Media Release – VICTORIAN BAR REJECTS VICTORIAN OPPOSITION "PERFORMANCE DATA" PROPOSAL

19Nov2018

The Victorian Bar believes that the State Opposition’s pledge, if elected, to publish data about the sentences delivered by, and the productivity of, Victorian judges and magistrates is simplistic and apt to mislead.

"The experience of Victoria's barristers is that the overwhelming majority of judges and magistrates are very hard-working, often in difficult and stressful circumstances. While judicial officers and courts must expect public scrutiny of their work, every case they hear is unique,” said Dr Matthew Collins QC, President of the Victorian Bar. The Opposition’s proposal would provide Victorians with online access to courts’ “performance data” and judges’ and magistrates’ sentences and convictions, comparing them across courts and other states.

"The community expects court cases to be decided on their merits and according to law,” Dr Collins said.

“Simplistic quantitative analysis of the kind proposed would not take account of qualitative measures relevant to productivity, such as the nature, complexity or duration of the cases, or the number of witnesses, parties or documents tendered in evidence. In relation to sentencing, every case is different.
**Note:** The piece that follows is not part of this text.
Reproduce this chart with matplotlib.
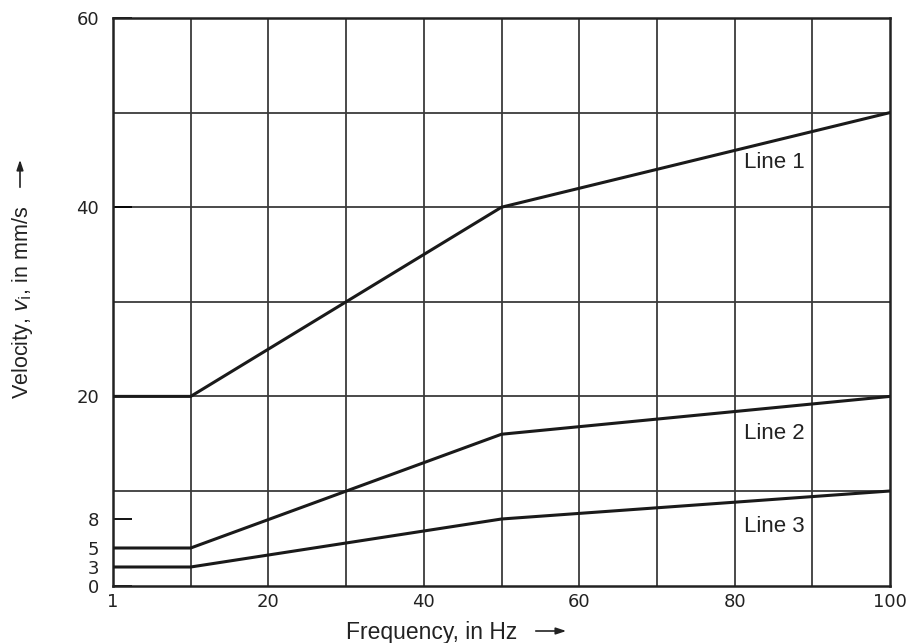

It is not meaningful to compare average sentences, without regard to the circumstances of individual offences and offenders.

“The Victorian justice system is already among the most open and scrutinised institutions in the country, with a range of existing mechanisms, from the ability of every person to enter a courtroom and watch justice being dispensed, to the increasing use of online streaming for decisions, to the Judicial Commission which was established to manage allegations of judicial misconduct,” he said.